O ministro Gilmar Mendes, do Supremo Tribunal Federal (STF), é o primeiro a votar na retomada do julgamento na Segunda Turma que discute nesta terça-feira (9) a atuação do ex-juiz federal Sergio Moro nos processos abertos contra o ex-presidente Luiz Inácio Lula da Silva (PT) a partir das investigações Operação Lava-Jato.
Na avaliação do ministro, o ex-juiz agiu com parcialidade ao condenar o petista por corrupção passiva e lavagem de dinheiro no caso do triplex do Guarujá. Caso os colegas sigam o entendimento e formem maioria para declarar a suspeição de Moro, todas as provas reunidas contra o ex-presidente podem ser anuladas, incluindo o acervo que embasa as demais ações penais contra Lula.
Conhecido crítico aos métodos da Lava-Jato, Gilmar reuniu em seu discurso um compilado de votos anteriores em que alertou para o modus operandi da operação. Segundo o ministro, a história recente do Poder Judiciário ficará marcada pelo "experimento de um projeto populista de poder político".
— O resumo da ópera é: você não combate crime cometendo crime. Ninguém pode se achar o ó do borogodó. Cada um terá o seu tamanho no final da história. Calcem as sandálias da humildade. Eram as palavras daquele que vos fala em dezembro de 2016. Na presença dos membros da Lava Jato e do juiz Sergio Moro — lembrou o ministro. — O combate à corrupção é digna de elogios. Mas o combate à corrupção deve ser feito dentro dos moldes legais. Não se combate crime cometendo crime — acrescentou.

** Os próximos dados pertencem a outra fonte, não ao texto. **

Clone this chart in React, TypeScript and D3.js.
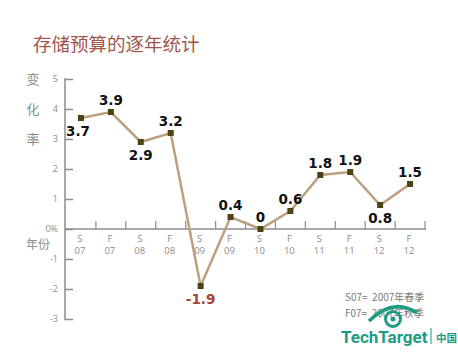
import { useEffect, useRef } from "react";
import * as d3 from "d3";

const categories = ["S07", "F07", "S08", "F08", "S09", "F09", "S10", "F10", "S11", "F11", "S12", "F12"];
const values = [3.7, 3.9, 2.9, 3.2, -1.9, 0.4, 0, 0.6, 1.8, 1.9, 0.8, 1.5];
const yTicks = [5, 4, 3, 2, 1, 0, -1, -2, -3];
const yTitle = ["变", "化", "率"];
const legendLines = ["S07=  2007年春季", "F07=  2007年秋季"];

export default function App() {
  const svgRef = useRef<SVGSVGElement>(null);

  useEffect(() => {
    const root = d3.select(svgRef.current);
    root.selectAll("*").remove();

    const W = 458, H = 352;
    const svg = root.attr("width", W).attr("height", H);
    const gray = "#8c8c8c";
    const labelFont = "'DejaVu Sans', sans-serif";
    const cjk = "'Noto Sans CJK SC', sans-serif";

    svg.append("rect").attr("width", W).attr("height", H).attr("fill", "#fff");

    // title
    svg.append("text")
      .attr("x", 33).attr("y", 51)
      .attr("font-family", cjk).attr("font-size", 18.5)
      .attr("fill", "#a2554d")
      .text("存储预算的逐年统计");

    const x = d3.scaleBand().domain(categories).range([66, 425]);
    const y = d3.scaleLinear().domain([-3, 5]).range([319, 79]);

    // y axis
    const yAxis = svg.append("g").attr("transform", "translate(65,0)")
      .call(d3.axisRight(y).tickValues(yTicks).tickSize(8).tickFormat(() => ""));
    yAxis.select(".domain").attr("stroke", gray).attr("stroke-width", 1.5).attr("d", `M0,${y(5) - 1}V${y(-3) + 1}`);
    yAxis.selectAll(".tick line").attr("stroke", gray).attr("stroke-width", 1.5);

    svg.append("g").selectAll("text").data(yTicks).enter().append("text")
      .attr("x", 58).attr("y", d => y(d) + 3)
      .attr("text-anchor", "end")
      .attr("font-family", "'Open Sans', sans-serif").attr("font-size", 9)
      .attr("fill", gray)
      .text(d => d === 0 ? "0%" : d);

    svg.append("g").selectAll("text").data(yTitle).enter().append("text")
      .attr("x", 33).attr("y", (d, i) => y(5 - i) + 5)
      .attr("text-anchor", "middle")
      .attr("font-family", cjk).attr("font-size", 13)
      .attr("fill", gray)
      .text(d => d);

    svg.append("text")
      .attr("x", 38).attr("y", 249)
      .attr("text-anchor", "middle")
      .attr("font-family", cjk).attr("font-size", 12)
      .attr("fill", gray)
      .text("年份");

    // x axis
    const x0 = y(0);
    svg.append("line")
      .attr("x1", 65).attr("x2", x.range()[1] + 1)
      .attr("y1", x0).attr("y2", x0)
      .attr("stroke", gray).attr("stroke-width", 1.5);
    svg.append("g").selectAll("line").data(categories).enter().append("line")
      .attr("x1", d => x(d)! + x.bandwidth()).attr("x2", d => x(d)! + x.bandwidth())
      .attr("y1", x0).attr("y2", x0 - 8)
      .attr("stroke", gray).attr("stroke-width", 1.2);

    const xl = svg.append("g").selectAll("g").data(categories).enter().append("g")
      .attr("transform", d => `translate(${x(d)! + x.bandwidth() / 2 - 1},0)`);
    xl.append("text").attr("y", x0 + 13).text(d => d.slice(0, 1));
    xl.append("text").attr("y", x0 + 25).text(d => d.slice(1));
    xl.selectAll("text")
      .attr("text-anchor", "middle")
      .attr("font-family", "'Open Sans', sans-serif").attr("font-size", 9.5)
      .attr("fill", gray);

    // series
    const cx = (i: number) => x(categories[i])! + x.bandwidth() / 2;
    const line = d3.line<number>().x((d, i) => cx(i)).y(d => y(d));
    svg.append("path")
      .datum(values)
      .attr("d", line)
      .attr("fill", "none")
      .attr("stroke", "#bc9f7e")
      .attr("stroke-width", 2.5);

    svg.append("g").selectAll("rect").data(values).enter().append("rect")
      .attr("x", (d, i) => cx(i) - 3).attr("y", d => y(d) - 3)
      .attr("width", 6).attr("height", 6)
      .attr("fill", "#4d4212");

    const below = [0, 2, 4, 10];
    svg.append("g").selectAll("text").data(values).enter().append("text")
      .attr("x", (d, i) => cx(i) + (i === 0 ? -3 : 0))
      .attr("y", (d, i) => below.includes(i) ? y(d) + 18 : y(d) - 7)
      .attr("text-anchor", "middle")
      .attr("font-family", labelFont).attr("font-weight", "bold").attr("font-size", 13.5)
      .attr("fill", d => d < 0 ? "#a3463a" : "#111")
      .text(d => d);

    // legend note
    svg.append("g").selectAll("text").data(legendLines).enter().append("text")
      .attr("x", 345).attr("y", (d, i) => 301 + i * 16)
      .attr("font-family", cjk).attr("font-size", 10)
      .attr("fill", "#7a7a7a")
      .attr("xml:space", "preserve")
      .text(d => d);

    // watermark
    const teal = "#1d9c82";
    const eye = svg.append("g").attr("transform", "translate(393,319)");
    eye.append("path").attr("d", "M-24,2 Q0,-22 24,-6").attr("fill", "none").attr("stroke", teal).attr("stroke-width", 3.5);
    eye.append("circle").attr("r", 7.5).attr("fill", "none").attr("stroke", teal).attr("stroke-width", 3);
    eye.append("circle").attr("r", 2.5).attr("fill", teal);
    svg.append("text")
      .attr("x", 341).attr("y", 343)
      .attr("font-family", "Roboto, sans-serif").attr("font-weight", "bold").attr("font-size", 17)
      .attr("fill", teal)
      .text("TechTarget");
    svg.append("line").attr("x1", 431).attr("x2", 431).attr("y1", 328).attr("y2", 344)
      .attr("stroke", teal).attr("stroke-width", 1);
    svg.append("text")
      .attr("x", 436).attr("y", 342)
      .attr("font-family", cjk).attr("font-weight", "bold").attr("font-size", 10.5)
      .attr("fill", teal)
      .text("中国");
  }, []);

  return <svg ref={svgRef} style={{ position: "absolute", left: 0, top: 0 }}></svg>;
}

Para se declarar "insuspeito" no julgamento, Gilmar lembrou ainda que não chegou ao tribunal pelas mãos de ex-presidente petistas e, por isso, não pode ser acusado de nutrir "simpatia" ou de ter "envolvimento com o PT".
— Não obstante eu sempre soube distinguir o que é ser adversário do que é ser inimigo. E eu tentava dizer isso dos próprios próceres do PT. A democracia exige oposição, adversariedade, mas ela não pode tolerar com um modelo do amigo e inimigo. Não é disso que se cuida. Quem está na oposição hoje pode estar no poder amanhã. Para isso é preciso que ele subsista, e não que seja extinguido — disse. — Não tenho políticos de predileção. Agora acho que não se pode permitir fazer política por meio da persecução penal —completou.
Durante o discurso, o ministro fez críticas contundentes às "alongadas prisões de Curitiba" e às "intenções espúrias da força-tarefa no sentido de hastear sobre toda e qualquer investigação relacionada à criminalidade econômica no país".
— Em atuação de inequívoco desserviço e desrespeito ao sistema jurisdicional e ao Estado de Direito, o juiz irroga-se de autoridade ímpar, absolutista, acima da própria Justiça, conduzindo processo ao seu livre arbítrio, bradando sua independência funcional. É inaceitável, sob qualquer perspectiva, esse tipo de comportamento, felizmente raro — disse sobre a conduta de Moro. — A Justiça Federal está vivendo uma imensa crise a partir deste fenômeno de Curitiba, que se nacionalizou — acrescentou.
Na avaliação do ministro, os métodos de Curitiba teriam "contaminado" também a 7ª Vara Federal do Rio de Janeiro, responsável pelos processos da Lava-Jato fluminense.
— A tal 7ª vara do Rio de Janeiro, não sei porque o escândalo ainda não veio à tona, mas o que se fala em torno dessa vara também é de de corar frade de pedra — disparou.
O ministro ainda lembrou da condução coercitiva de Lula para ser interrogado pela Polícia Federal nos autos da Operação Alethea, 24ª fase da Lava-Jato, ordenada pelo então juiz Sérgio Moro. Para Gilmar, a determinação foi um "hediondo estado-espetáculo de caráter policialesco".
— O que justificaria a solução de submeter o ex-presidente do constrangimento de uma condução sob vara? —questionou.
Gilmar Mendes também disse que Moro agiu para "preservar o seu projeto de poder" ao se manifestar contra o cumprimento da decisão, tomada no plantão judiciário pelo desembargador do Tribunal Regional Federal da 4ª Região (TRF4), Rogério Favreto, que mandou soltar o ex-presidente, preso em Curitiba havia quase três meses, em julho de 2018.
O ministro também fez a leitura de diversos trechos de mensagens hackeadas dos procuradores da força-tarefa da Lava-Jato, posteriormente apreendidas na Operação Spoofing, que prendeu o grupo responsável pelo ataque cibernético, e liberadas ao ex-presidente pelo Supremo Tribunal Federal.
— Qualquer semelhança com ações julgadas em regimes autoritários não é mera coincidência — disse Gilmar sobre os diálogos.